- August 4, 2025
Loading
As Sarasota County school district officials cite difficulties like rising class sizes and less state and federal funding, they are working to balance those realities to deliver a top-notch learning experience as the budget cycle approaches for the 2025 to 2026 school year.
Bonnie Penner, chief financial officer of Sarasota County Schools, said when prioritization is necessary, the focus is always on the essentials of students' education.
“Always, always, first and foremost is the classroom, making sure that at a minimum, we're meeting class size,” Penner said.
During a June 17 school board workshop, Penner said the proposed $748 million budget will include board-approved raises for teachers, as well as additional costs for the new Skye Ranch School.
While noting the district's focus on classrooms, Penner said nonetheless, it is examining which positions it is possible to leave vacant, while still allowing the district to adhere more closely to class-size limits.
In the past, it has tended to keep class sizes below the state limits, which are 18 students in prekindergarten through third grade, 22 students in 4-8, and 25 students in 9-12.
"The cuts to our federal funding and our state funding we cannot fully absorb in the district's budget," said Sarasota School Board Member Liz Barker. "It's just not possible, but we will do everything in our power to protect the sanctity of the classroom."
Barker says the district has the best outcomes when it keeps class sizes as small as possible.
"I've advocated with the superintendent, that I think that particularly our kindergarten classrooms, and I think to some extent, even our first-grade classrooms, we need to be particularly diligent about keeping those sizes small, because kindergartners, they're not just there to learn to read and write, they really need so much help beyond that," she said.
She said most of those classrooms have one teacher, and students may need help with needs like fine motor skills, tying their shoes, zipping their coat, or using the restroom.
"Where we may have worked really hard to keep our class sizes closer to 17 or 18 in those upper grades, fourth grade through eighth grade, we may have to bump those sizes up to be closer to the state standard, which is 22, and that will mean that it's a lot more work for teachers, and it will mean less specialized instruction for students," she said.
That can also mean there are no county plans to hire more teachers as class sizes grow.
In June, the district implemented a hiring freeze to control costs.
Penner said the district is also looking at operational efficiencies, enhancing the use of grant resources, restrictions on nonessential travel, and examining contracts, licenses and overtime.
Despite these challenges, Penner noted that the preliminary budget still ends with a fund balance of 9%, higher than the 7.5% requested by the school board’s policy.
Another area where Penner has said the budgeting process is closely focused is the Literacy for All program.
The initiative was implemented by Superintendent Terry Connor in 2024, and was designed to individualize the reading instruction provided to students beyond what the former Reading Recovery program had offered, expanding literacy coaching and intervention and bringing them to all of the district's schools.
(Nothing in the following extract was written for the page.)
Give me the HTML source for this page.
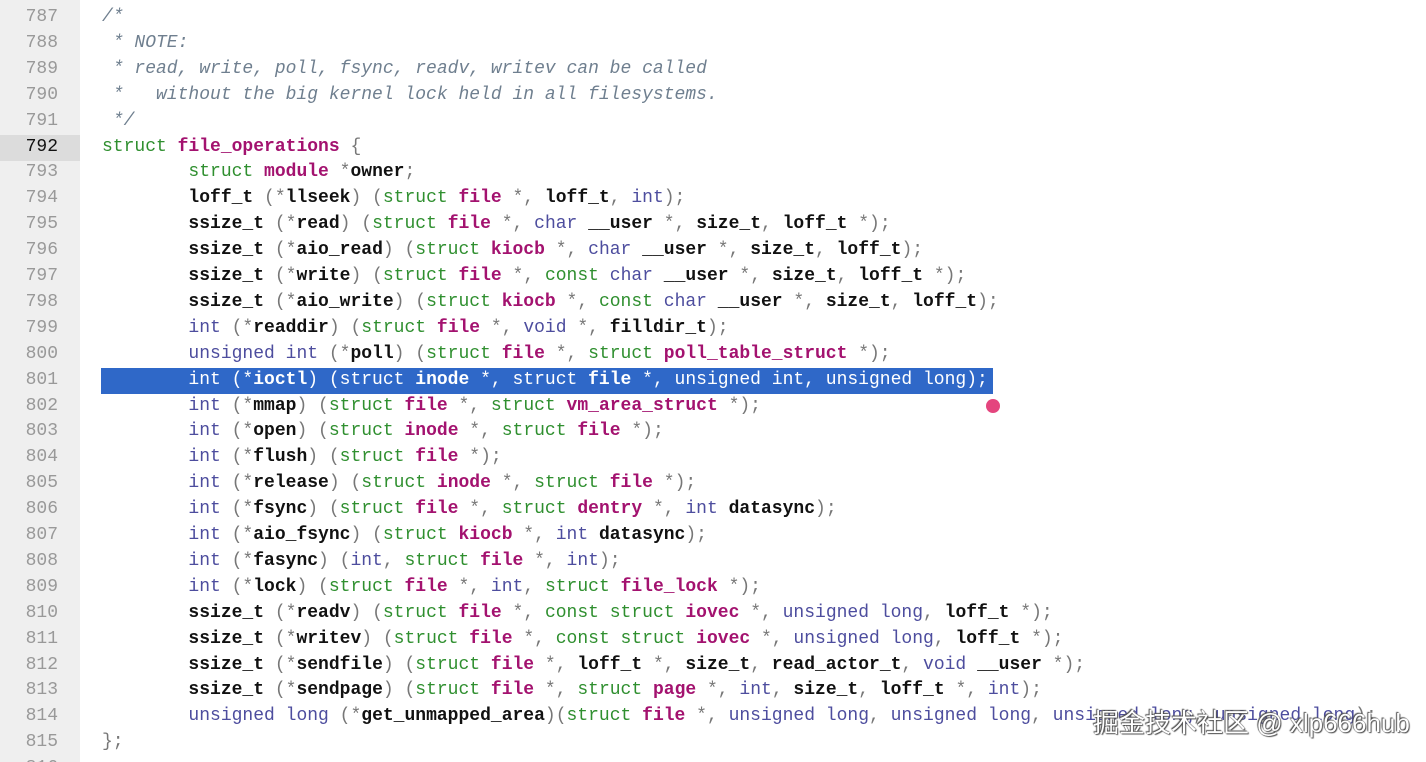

“It would be very difficult for you to find middle and high schools that have literacy coaches," Deputy Superintendent and Chief Academic Officer Rachael O'Dea told the Observer in 2024. "That's a very different approach, and we're probably one of the few in the state to have that at scale."
The district also will need to manage the costs of the new Skye Ranch School, which opens in August.
The new K-8 facility, located at Clark and Lorraine Road, will begin serving students up to sixth grade, with seventh grade to come in 2026 and eighth grade in 2027.
In 2024, the school board voted unanimously to set a new boundary that will relocate 1,187 students from Ashton Elementary, Lakeview Elementary and Sarasota Middle School to the new school, which contains 1,382 student stations.
Penner told the Observer in June that the current team overseeing the budget, introduced under Connor in 2023, is "very well-resourced."
She says the process of creating the budget involves working closely with other areas of the district.
"I meet with Mr. Connor once a week, meet with my budget team frequently, to see where we're going with that, but also cabinet is very involved," she said.
Penner will speak with schools about what their enrollment historically has been, and will involve the planning department, speaking about new neighborhoods coming in and other factors that may impact enrollment.
“This whole process really has a lot of input from the superintendent and the full cabinet, so they can see, not just here's the strategic plan of where we want to go, but also each step of the way, this is how it's going to impact it,” she said.
Correction: This story has been updated to correct the number of counties in Florida.